-- Set problem --
Reproduce the listing word for word, leaving every picture behind.

[START Data extract]

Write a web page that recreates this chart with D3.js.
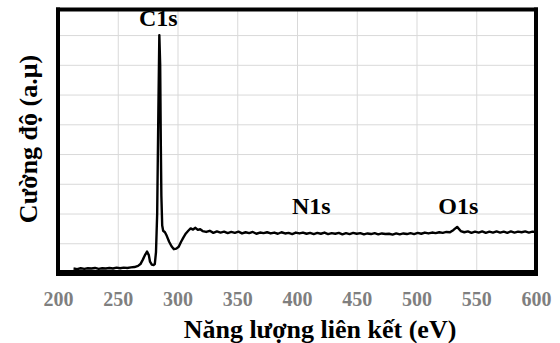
<!DOCTYPE html>
<html>
<head>
<meta charset="utf-8">
<script src="https://cdn.jsdelivr.net/npm/d3@7"></script>
<style>
  body { margin: 0; background: #fff; }
  text { font-family: "Liberation Serif", "Times New Roman", serif; font-weight: bold; }
</style>
</head>
<body>
<svg id="chart" width="560" height="343"></svg>
<script>
// XPS survey spectrum, intensity in arbitrary units (one unit = one gridline)
var energy = [213, 216, 219, 222, 225, 228, 231, 234, 237, 240, 243, 246, 249, 252, 255, 258, 261, 264, 267, 269, 271, 273, 274.5, 276, 277, 278.5, 280, 281, 282, 283, 284, 284.8, 285.5, 286, 286.5, 287.2, 288, 289.5, 291, 293, 295, 297, 299, 301, 303, 305, 307, 309, 311, 313, 315, 317, 319, 321,
  324, 327, 330, 333, 336, 339, 342, 345, 348, 351, 354, 357, 360, 363, 366, 369, 372, 375, 378, 381, 384, 387, 390, 393, 396, 399,
  402, 405, 408, 411, 414, 417, 420, 423, 426, 429, 432, 435, 438, 441, 444, 447, 450, 453, 456, 459, 462, 465, 468, 471, 474, 477,
  480, 483, 486, 489, 492, 495, 498, 501, 504, 507, 510, 513, 516, 519, 522, 525, 528, 531, 534, 537, 540, 543, 546, 549, 552, 555,
  558, 561, 564, 567, 570, 573, 576, 579, 582, 585, 588, 591, 594, 597, 600];
var intensity = [0.15, 0.13, 0.16, 0.14, 0.16, 0.15, 0.17, 0.14, 0.16, 0.15, 0.17, 0.15, 0.18, 0.16, 0.18, 0.17, 0.19, 0.2, 0.24, 0.3, 0.45, 0.62, 0.72, 0.6, 0.38, 0.28, 0.27, 0.3, 0.7, 2.0, 5.5, 8.0, 7.0, 4.5, 2.6, 1.6, 1.42, 1.37, 1.25, 1.05, 0.9, 0.8, 0.82, 0.88, 1.05, 1.2, 1.33, 1.42, 1.5, 1.46, 1.52, 1.45, 1.47, 1.41,
  1.38, 1.42, 1.35, 1.40, 1.36, 1.39, 1.34, 1.38, 1.35, 1.39, 1.33, 1.37, 1.34, 1.38, 1.32, 1.36, 1.34, 1.37, 1.33, 1.36, 1.32, 1.37, 1.33, 1.35, 1.31, 1.36,
  1.33, 1.36, 1.32, 1.35, 1.31, 1.35, 1.32, 1.36, 1.31, 1.34, 1.32, 1.35, 1.30, 1.34, 1.31, 1.35, 1.32, 1.34, 1.30, 1.33, 1.31, 1.34, 1.30, 1.33, 1.31, 1.32,
  1.29, 1.33, 1.30, 1.33, 1.31, 1.34, 1.31, 1.35, 1.32, 1.36, 1.33, 1.36, 1.34, 1.37, 1.35, 1.38, 1.37, 1.45, 1.55, 1.41, 1.37, 1.40, 1.35, 1.39, 1.36, 1.40,
  1.35, 1.39, 1.36, 1.40, 1.36, 1.39, 1.35, 1.40, 1.36, 1.39, 1.37, 1.40, 1.36, 1.39, 1.38];
var xTicks = [200, 250, 300, 350, 400, 450, 500, 550, 600];
var yGrid = [1, 2, 3, 4, 5, 6, 7, 8];
var peakLabels = ["C1s", "N1s", "O1s"];
var peakPos = [[284, 8.3], [412, 1.98], [535, 1.98]];

var margin = {top: 9.5, right: 24, bottom: 70, left: 58};
var width = 560 - margin.left - margin.right;
var height = 343 - margin.top - margin.bottom;

var svg = d3.select("#chart");
var g = svg.append("g").attr("transform", "translate(" + margin.left + "," + margin.top + ")");

var x = d3.scaleLinear().domain([200, 600]).range([0, width]);
var y = d3.scaleLinear().domain([0, 8.86]).range([height, 0]);

// gridlines
g.append("g")
  .attr("transform", "translate(0," + height + ")")
  .call(d3.axisBottom(x).tickValues(xTicks).tickSize(-height).tickFormat(""))
  .call(s => s.select(".domain").remove())
  .selectAll("line").attr("stroke", "#d9d9d9").attr("stroke-width", 1);

g.append("g")
  .call(d3.axisLeft(y).tickValues(yGrid).tickSize(-width).tickFormat(""))
  .call(s => s.select(".domain").remove())
  .selectAll("line").attr("stroke", "#d9d9d9").attr("stroke-width", 1);

// x tick labels
var xAxis = g.append("g")
  .attr("transform", "translate(0," + height + ")")
  .call(d3.axisBottom(x).tickValues(xTicks).tickSize(0).tickFormat(d3.format("d")));
xAxis.select(".domain").remove();
xAxis.selectAll("text")
  .attr("y", 33).attr("dy", 0)
  .attr("fill", "#7f7f7f")
  .style("font-family", "'Liberation Serif', serif")
  .style("font-weight", "bold")
  .style("font-size", "20px");

// spectrum
var pts = energy.map((e, i) => [e, intensity[i]]);
var line = d3.line().x(d => x(d[0])).y(d => y(d[1]));
g.append("path")
  .datum(pts)
  .attr("d", line)
  .attr("fill", "none")
  .attr("stroke", "#000")
  .attr("stroke-width", 2.4)
  .attr("stroke-linejoin", "round");

// frame as filled bars: left, top, right, bottom (bottom a bit thicker)
var x0 = x(200), x1 = x(600), y0 = y(0), y1 = y.range()[1];
var frame = [
  [x0 - 2, y1 - 2, 4, y0 - y1 + 4],
  [x0 - 2, y1 - 2, x1 - x0 + 4, 4],
  [x1 - 2, y1 - 2, 4, y0 - y1 + 4],
  [x0 - 2, y0 - 3, x1 - x0 + 4, 6]
];
g.selectAll(".frame")
  .data(frame)
  .enter()
  .append("rect")
  .attr("class", "frame")
  .attr("x", d => d[0]).attr("y", d => d[1])
  .attr("width", d => d[2]).attr("height", d => d[3])
  .attr("fill", "#000");

// peak labels
g.selectAll(".peak")
  .data(peakLabels)
  .enter()
  .append("text")
  .attr("class", "peak")
  .attr("x", (d, i) => x(peakPos[i][0]))
  .attr("y", (d, i) => y(peakPos[i][1]))
  .attr("text-anchor", "middle")
  .style("font-size", "24px")
  .text(d => d);

// axis titles
svg.append("text")
  .attr("x", 320).attr("y", 338)
  .attr("text-anchor", "middle")
  .style("font-size", "26px")
  .text("Năng lượng liên kết (eV)");

svg.append("text")
  .attr("transform", "translate(37,139) rotate(-90)")
  .attr("text-anchor", "middle")
  .style("font-size", "26px")
  .text("Cường độ (a.μ)");
</script>
</body>
</html>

[END Data extract]

-- Response to the task --
Write a web page that recreates this chart with D3.js.
<!DOCTYPE html>
<html>
<head>
<meta charset="utf-8">
<script src="https://cdn.jsdelivr.net/npm/d3@7"></script>
<style>
  body { margin: 0; background: #fff; }
  text { font-family: "Liberation Serif", "Times New Roman", serif; font-weight: bold; }
</style>
</head>
<body>
<svg id="chart" width="560" height="343"></svg>
<script>
// XPS survey spectrum, intensity in arbitrary units (one unit = one gridline)
var energy = [213, 216, 219, 222, 225, 228, 231, 234, 237, 240, 243, 246, 249, 252, 255, 258, 261, 264, 267, 269, 271, 273, 274.5, 276, 277, 278.5, 280, 281, 282, 283, 284, 284.8, 285.5, 286, 286.5, 287.2, 288, 289.5, 291, 293, 295, 297, 299, 301, 303, 305, 307, 309, 311, 313, 315, 317, 319, 321,
  324, 327, 330, 333, 336, 339, 342, 345, 348, 351, 354, 357, 360, 363, 366, 369, 372, 375, 378, 381, 384, 387, 390, 393, 396, 399,
  402, 405, 408, 411, 414, 417, 420, 423, 426, 429, 432, 435, 438, 441, 444, 447, 450, 453, 456, 459, 462, 465, 468, 471, 474, 477,
  480, 483, 486, 489, 492, 495, 498, 501, 504, 507, 510, 513, 516, 519, 522, 525, 528, 531, 534, 537, 540, 543, 546, 549, 552, 555,
  558, 561, 564, 567, 570, 573, 576, 579, 582, 585, 588, 591, 594, 597, 600];
var intensity = [0.15, 0.13, 0.16, 0.14, 0.16, 0.15, 0.17, 0.14, 0.16, 0.15, 0.17, 0.15, 0.18, 0.16, 0.18, 0.17, 0.19, 0.2, 0.24, 0.3, 0.45, 0.62, 0.72, 0.6, 0.38, 0.28, 0.27, 0.3, 0.7, 2.0, 5.5, 8.0, 7.0, 4.5, 2.6, 1.6, 1.42, 1.37, 1.25, 1.05, 0.9, 0.8, 0.82, 0.88, 1.05, 1.2, 1.33, 1.42, 1.5, 1.46, 1.52, 1.45, 1.47, 1.41,
  1.38, 1.42, 1.35, 1.40, 1.36, 1.39, 1.34, 1.38, 1.35, 1.39, 1.33, 1.37, 1.34, 1.38, 1.32, 1.36, 1.34, 1.37, 1.33, 1.36, 1.32, 1.37, 1.33, 1.35, 1.31, 1.36,
  1.33, 1.36, 1.32, 1.35, 1.31, 1.35, 1.32, 1.36, 1.31, 1.34, 1.32, 1.35, 1.30, 1.34, 1.31, 1.35, 1.32, 1.34, 1.30, 1.33, 1.31, 1.34, 1.30, 1.33, 1.31, 1.32,
  1.29, 1.33, 1.30, 1.33, 1.31, 1.34, 1.31, 1.35, 1.32, 1.36, 1.33, 1.36, 1.34, 1.37, 1.35, 1.38, 1.37, 1.45, 1.55, 1.41, 1.37, 1.40, 1.35, 1.39, 1.36, 1.40,
  1.35, 1.39, 1.36, 1.40, 1.36, 1.39, 1.35, 1.40, 1.36, 1.39, 1.37, 1.40, 1.36, 1.39, 1.38];
var xTicks = [200, 250, 300, 350, 400, 450, 500, 550, 600];
var yGrid = [1, 2, 3, 4, 5, 6, 7, 8];
var peakLabels = ["C1s", "N1s", "O1s"];
var peakPos = [[284, 8.3], [412, 1.98], [535, 1.98]];

var margin = {top: 9.5, right: 24, bottom: 70, left: 58};
var width = 560 - margin.left - margin.right;
var height = 343 - margin.top - margin.bottom;

var svg = d3.select("#chart");
var g = svg.append("g").attr("transform", "translate(" + margin.left + "," + margin.top + ")");

var x = d3.scaleLinear().domain([200, 600]).range([0, width]);
var y = d3.scaleLinear().domain([0, 8.86]).range([height, 0]);

// gridlines
g.append("g")
  .attr("transform", "translate(0," + height + ")")
  .call(d3.axisBottom(x).tickValues(xTicks).tickSize(-height).tickFormat(""))
  .call(s => s.select(".domain").remove())
  .selectAll("line").attr("stroke", "#d9d9d9").attr("stroke-width", 1);

g.append("g")
  .call(d3.axisLeft(y).tickValues(yGrid).tickSize(-width).tickFormat(""))
  .call(s => s.select(".domain").remove())
  .selectAll("line").attr("stroke", "#d9d9d9").attr("stroke-width", 1);

// x tick labels
var xAxis = g.append("g")
  .attr("transform", "translate(0," + height + ")")
  .call(d3.axisBottom(x).tickValues(xTicks).tickSize(0).tickFormat(d3.format("d")));
xAxis.select(".domain").remove();
xAxis.selectAll("text")
  .attr("y", 33).attr("dy", 0)
  .attr("fill", "#7f7f7f")
  .style("font-family", "'Liberation Serif', serif")
  .style("font-weight", "bold")
  .style("font-size", "20px");

// spectrum
var pts = energy.map((e, i) => [e, intensity[i]]);
var line = d3.line().x(d => x(d[0])).y(d => y(d[1]));
g.append("path")
  .datum(pts)
  .attr("d", line)
  .attr("fill", "none")
  .attr("stroke", "#000")
  .attr("stroke-width", 2.4)
  .attr("stroke-linejoin", "round");

// frame as filled bars: left, top, right, bottom (bottom a bit thicker)
var x0 = x(200), x1 = x(600), y0 = y(0), y1 = y.range()[1];
var frame = [
  [x0 - 2, y1 - 2, 4, y0 - y1 + 4],
  [x0 - 2, y1 - 2, x1 - x0 + 4, 4],
  [x1 - 2, y1 - 2, 4, y0 - y1 + 4],
  [x0 - 2, y0 - 3, x1 - x0 + 4, 6]
];
g.selectAll(".frame")
  .data(frame)
  .enter()
  .append("rect")
  .attr("class", "frame")
  .attr("x", d => d[0]).attr("y", d => d[1])
  .attr("width", d => d[2]).attr("height", d => d[3])
  .attr("fill", "#000");

// peak labels
g.selectAll(".peak")
  .data(peakLabels)
  .enter()
  .append("text")
  .attr("class", "peak")
  .attr("x", (d, i) => x(peakPos[i][0]))
  .attr("y", (d, i) => y(peakPos[i][1]))
  .attr("text-anchor", "middle")
  .style("font-size", "24px")
  .text(d => d);

// axis titles
svg.append("text")
  .attr("x", 320).attr("y", 338)
  .attr("text-anchor", "middle")
  .style("font-size", "26px")
  .text("Năng lượng liên kết (eV)");

svg.append("text")
  .attr("transform", "translate(37,139) rotate(-90)")
  .attr("text-anchor", "middle")
  .style("font-size", "26px")
  .text("Cường độ (a.μ)");
</script>
</body>
</html>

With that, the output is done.